> **Given task**
Copy out the data below from the line containing "Recreate this image" to the line containing "return (p - L) / pw", both lines included, with all images left out.

> **Data to process**
-------------------------
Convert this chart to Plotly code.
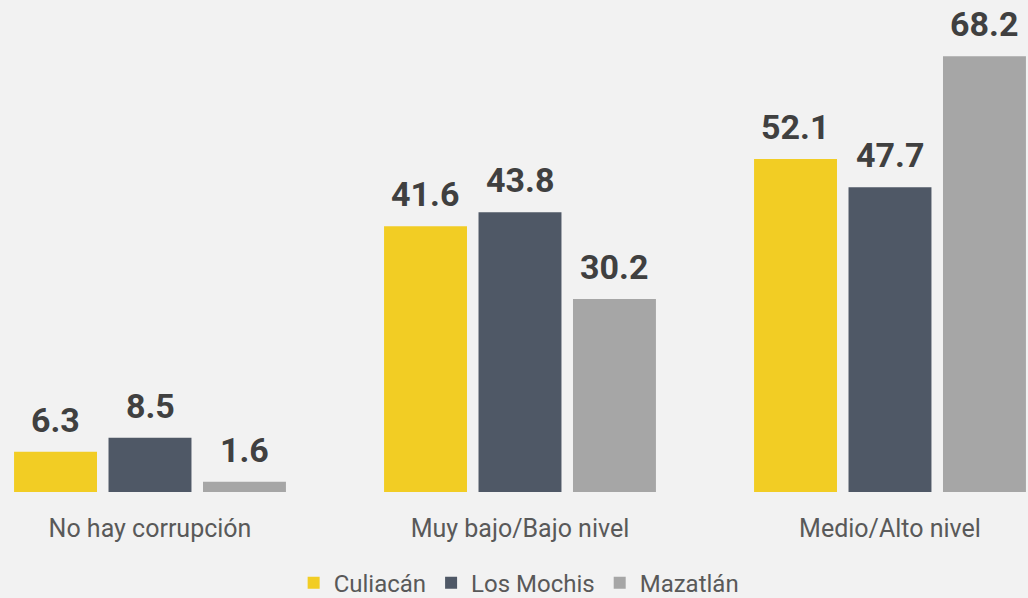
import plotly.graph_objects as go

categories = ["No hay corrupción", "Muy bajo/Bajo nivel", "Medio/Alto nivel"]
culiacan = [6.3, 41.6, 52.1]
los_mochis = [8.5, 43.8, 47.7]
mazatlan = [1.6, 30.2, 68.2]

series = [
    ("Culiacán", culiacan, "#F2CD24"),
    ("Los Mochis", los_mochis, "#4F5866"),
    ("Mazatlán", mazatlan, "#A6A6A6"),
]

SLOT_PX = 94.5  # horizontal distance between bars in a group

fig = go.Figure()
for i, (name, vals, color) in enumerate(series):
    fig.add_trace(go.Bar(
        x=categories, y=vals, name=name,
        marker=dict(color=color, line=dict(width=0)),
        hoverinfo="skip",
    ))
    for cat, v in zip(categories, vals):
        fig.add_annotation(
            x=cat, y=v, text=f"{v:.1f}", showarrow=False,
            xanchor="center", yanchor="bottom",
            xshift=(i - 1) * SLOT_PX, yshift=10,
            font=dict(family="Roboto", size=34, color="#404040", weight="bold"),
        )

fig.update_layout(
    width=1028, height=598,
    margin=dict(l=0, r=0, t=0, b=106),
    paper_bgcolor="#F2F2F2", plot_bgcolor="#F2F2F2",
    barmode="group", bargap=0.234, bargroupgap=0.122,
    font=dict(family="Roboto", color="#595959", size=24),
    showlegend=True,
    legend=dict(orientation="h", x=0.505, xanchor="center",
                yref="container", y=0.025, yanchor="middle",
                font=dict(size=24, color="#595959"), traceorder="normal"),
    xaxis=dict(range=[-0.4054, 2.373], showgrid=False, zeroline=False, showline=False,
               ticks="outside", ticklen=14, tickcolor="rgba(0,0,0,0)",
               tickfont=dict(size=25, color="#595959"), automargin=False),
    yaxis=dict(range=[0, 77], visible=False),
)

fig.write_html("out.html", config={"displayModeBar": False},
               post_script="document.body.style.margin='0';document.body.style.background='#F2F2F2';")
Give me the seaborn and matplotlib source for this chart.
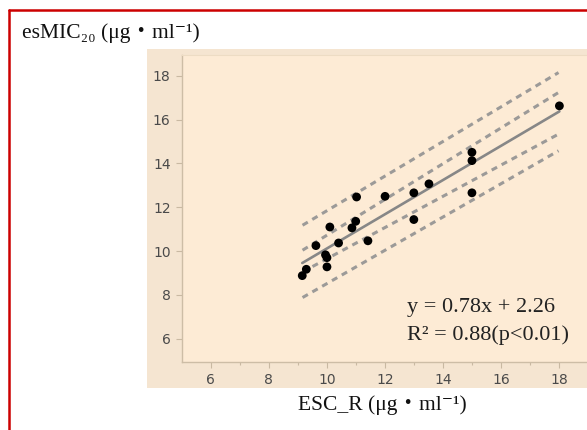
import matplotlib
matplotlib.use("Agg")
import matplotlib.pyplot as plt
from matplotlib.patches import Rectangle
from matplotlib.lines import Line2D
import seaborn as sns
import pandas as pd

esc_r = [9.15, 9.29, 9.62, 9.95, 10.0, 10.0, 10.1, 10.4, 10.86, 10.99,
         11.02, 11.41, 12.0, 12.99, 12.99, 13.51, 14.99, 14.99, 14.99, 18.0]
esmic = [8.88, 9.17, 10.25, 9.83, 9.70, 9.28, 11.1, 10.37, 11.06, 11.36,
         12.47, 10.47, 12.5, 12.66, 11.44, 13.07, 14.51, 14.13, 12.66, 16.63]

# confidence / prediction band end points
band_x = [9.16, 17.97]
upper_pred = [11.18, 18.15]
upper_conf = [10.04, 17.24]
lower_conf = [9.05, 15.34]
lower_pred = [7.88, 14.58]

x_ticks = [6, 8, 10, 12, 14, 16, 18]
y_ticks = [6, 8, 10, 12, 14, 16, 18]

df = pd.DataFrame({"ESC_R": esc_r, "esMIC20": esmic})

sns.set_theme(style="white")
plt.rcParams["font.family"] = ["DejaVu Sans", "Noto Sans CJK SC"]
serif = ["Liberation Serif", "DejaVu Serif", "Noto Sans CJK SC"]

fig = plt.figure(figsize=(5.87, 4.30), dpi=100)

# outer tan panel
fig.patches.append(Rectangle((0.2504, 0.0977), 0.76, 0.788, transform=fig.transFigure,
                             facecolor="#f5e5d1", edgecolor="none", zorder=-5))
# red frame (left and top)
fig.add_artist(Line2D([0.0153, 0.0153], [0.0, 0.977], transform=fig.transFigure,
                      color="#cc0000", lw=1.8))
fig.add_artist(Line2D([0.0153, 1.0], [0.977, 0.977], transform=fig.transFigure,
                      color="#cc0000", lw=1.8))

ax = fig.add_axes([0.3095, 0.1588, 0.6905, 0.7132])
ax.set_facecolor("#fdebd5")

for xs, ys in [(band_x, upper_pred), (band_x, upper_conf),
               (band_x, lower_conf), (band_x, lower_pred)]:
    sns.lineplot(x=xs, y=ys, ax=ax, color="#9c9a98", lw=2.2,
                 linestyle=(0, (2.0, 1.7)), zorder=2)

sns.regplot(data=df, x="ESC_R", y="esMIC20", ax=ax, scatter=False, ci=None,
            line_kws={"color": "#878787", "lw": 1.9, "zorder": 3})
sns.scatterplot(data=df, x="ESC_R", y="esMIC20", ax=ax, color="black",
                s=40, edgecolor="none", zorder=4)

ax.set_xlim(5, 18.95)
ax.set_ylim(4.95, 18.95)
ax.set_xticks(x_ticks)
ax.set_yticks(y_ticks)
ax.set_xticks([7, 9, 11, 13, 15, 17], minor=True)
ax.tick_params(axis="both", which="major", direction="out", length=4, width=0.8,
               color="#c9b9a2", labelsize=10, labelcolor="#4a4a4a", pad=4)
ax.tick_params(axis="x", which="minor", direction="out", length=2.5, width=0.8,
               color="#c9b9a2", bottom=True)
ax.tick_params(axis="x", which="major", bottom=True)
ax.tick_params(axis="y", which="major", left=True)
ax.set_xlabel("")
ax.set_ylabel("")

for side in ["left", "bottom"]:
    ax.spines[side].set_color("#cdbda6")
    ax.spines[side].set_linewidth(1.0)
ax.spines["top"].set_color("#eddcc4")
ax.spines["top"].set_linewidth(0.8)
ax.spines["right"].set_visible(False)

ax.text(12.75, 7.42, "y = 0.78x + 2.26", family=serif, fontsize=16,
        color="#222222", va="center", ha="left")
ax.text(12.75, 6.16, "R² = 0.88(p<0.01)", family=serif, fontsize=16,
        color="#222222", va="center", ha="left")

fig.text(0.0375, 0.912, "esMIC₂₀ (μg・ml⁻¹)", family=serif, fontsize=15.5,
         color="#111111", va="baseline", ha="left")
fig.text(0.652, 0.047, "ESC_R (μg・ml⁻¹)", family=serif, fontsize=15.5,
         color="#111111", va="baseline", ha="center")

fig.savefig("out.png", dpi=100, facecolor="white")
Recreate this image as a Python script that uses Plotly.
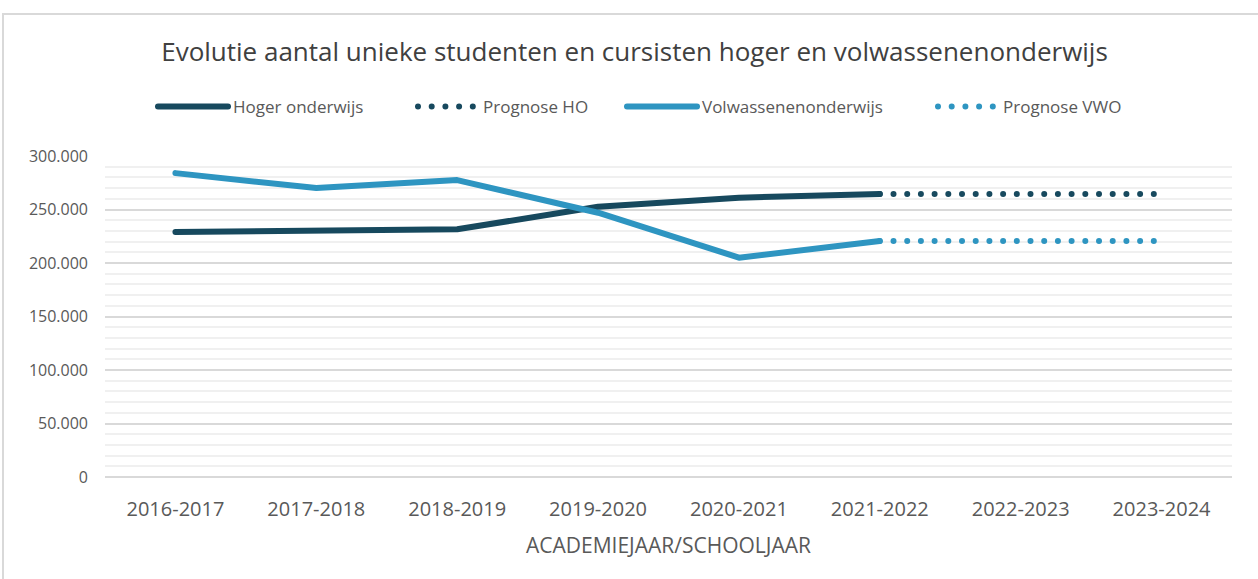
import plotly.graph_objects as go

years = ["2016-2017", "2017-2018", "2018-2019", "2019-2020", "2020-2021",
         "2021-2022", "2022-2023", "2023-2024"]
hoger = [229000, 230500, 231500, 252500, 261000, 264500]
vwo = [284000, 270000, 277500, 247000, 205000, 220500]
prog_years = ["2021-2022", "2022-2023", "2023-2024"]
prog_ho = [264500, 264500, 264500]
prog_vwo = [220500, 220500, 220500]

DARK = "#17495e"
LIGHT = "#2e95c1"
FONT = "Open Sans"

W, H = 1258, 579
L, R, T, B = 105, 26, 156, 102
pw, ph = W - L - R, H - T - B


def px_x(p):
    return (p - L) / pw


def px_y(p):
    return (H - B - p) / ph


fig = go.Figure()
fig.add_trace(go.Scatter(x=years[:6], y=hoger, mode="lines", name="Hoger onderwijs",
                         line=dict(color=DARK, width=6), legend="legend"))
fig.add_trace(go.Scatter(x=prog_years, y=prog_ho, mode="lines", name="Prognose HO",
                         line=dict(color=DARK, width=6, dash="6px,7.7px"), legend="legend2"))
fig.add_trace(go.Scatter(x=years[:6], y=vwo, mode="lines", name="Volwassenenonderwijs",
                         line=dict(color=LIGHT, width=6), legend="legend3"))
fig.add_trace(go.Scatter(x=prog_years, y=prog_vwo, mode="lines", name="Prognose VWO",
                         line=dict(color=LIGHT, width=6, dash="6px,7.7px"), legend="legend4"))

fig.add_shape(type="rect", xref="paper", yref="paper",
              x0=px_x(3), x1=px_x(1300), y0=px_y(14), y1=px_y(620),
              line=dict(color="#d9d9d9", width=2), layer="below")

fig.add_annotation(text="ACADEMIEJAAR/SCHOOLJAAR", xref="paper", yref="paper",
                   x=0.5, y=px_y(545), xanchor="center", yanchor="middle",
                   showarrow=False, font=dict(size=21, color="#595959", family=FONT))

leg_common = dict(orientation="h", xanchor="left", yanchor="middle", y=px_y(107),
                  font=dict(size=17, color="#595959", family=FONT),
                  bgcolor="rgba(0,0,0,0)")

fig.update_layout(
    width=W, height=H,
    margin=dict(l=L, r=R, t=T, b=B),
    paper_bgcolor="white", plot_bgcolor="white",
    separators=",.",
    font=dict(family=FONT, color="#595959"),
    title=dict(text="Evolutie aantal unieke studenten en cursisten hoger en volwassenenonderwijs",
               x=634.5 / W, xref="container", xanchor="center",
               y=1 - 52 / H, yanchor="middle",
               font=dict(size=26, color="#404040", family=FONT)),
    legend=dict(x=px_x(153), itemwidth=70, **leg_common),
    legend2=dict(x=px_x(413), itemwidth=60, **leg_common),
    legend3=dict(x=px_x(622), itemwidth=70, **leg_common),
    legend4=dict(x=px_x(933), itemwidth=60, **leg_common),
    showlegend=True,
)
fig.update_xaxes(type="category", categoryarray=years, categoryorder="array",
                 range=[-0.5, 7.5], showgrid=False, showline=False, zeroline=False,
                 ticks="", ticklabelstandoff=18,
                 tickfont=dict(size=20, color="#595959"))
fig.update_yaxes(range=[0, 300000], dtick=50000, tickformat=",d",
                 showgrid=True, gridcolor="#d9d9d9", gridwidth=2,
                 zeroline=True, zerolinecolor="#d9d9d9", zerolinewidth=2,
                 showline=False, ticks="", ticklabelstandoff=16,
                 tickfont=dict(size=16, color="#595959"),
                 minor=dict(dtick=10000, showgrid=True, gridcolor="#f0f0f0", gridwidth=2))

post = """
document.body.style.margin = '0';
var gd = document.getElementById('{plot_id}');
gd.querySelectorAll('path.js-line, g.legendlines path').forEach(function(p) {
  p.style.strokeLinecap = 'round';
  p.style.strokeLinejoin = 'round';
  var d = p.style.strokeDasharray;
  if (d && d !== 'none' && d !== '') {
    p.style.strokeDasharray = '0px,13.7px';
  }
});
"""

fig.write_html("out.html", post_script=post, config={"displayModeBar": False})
-------------------------
> **Written solution**
Recreate this image as a Python script that uses Plotly.
import plotly.graph_objects as go

years = ["2016-2017", "2017-2018", "2018-2019", "2019-2020", "2020-2021",
         "2021-2022", "2022-2023", "2023-2024"]
hoger = [229000, 230500, 231500, 252500, 261000, 264500]
vwo = [284000, 270000, 277500, 247000, 205000, 220500]
prog_years = ["2021-2022", "2022-2023", "2023-2024"]
prog_ho = [264500, 264500, 264500]
prog_vwo = [220500, 220500, 220500]

DARK = "#17495e"
LIGHT = "#2e95c1"
FONT = "Open Sans"

W, H = 1258, 579
L, R, T, B = 105, 26, 156, 102
pw, ph = W - L - R, H - T - B


def px_x(p):
    return (p - L) / pw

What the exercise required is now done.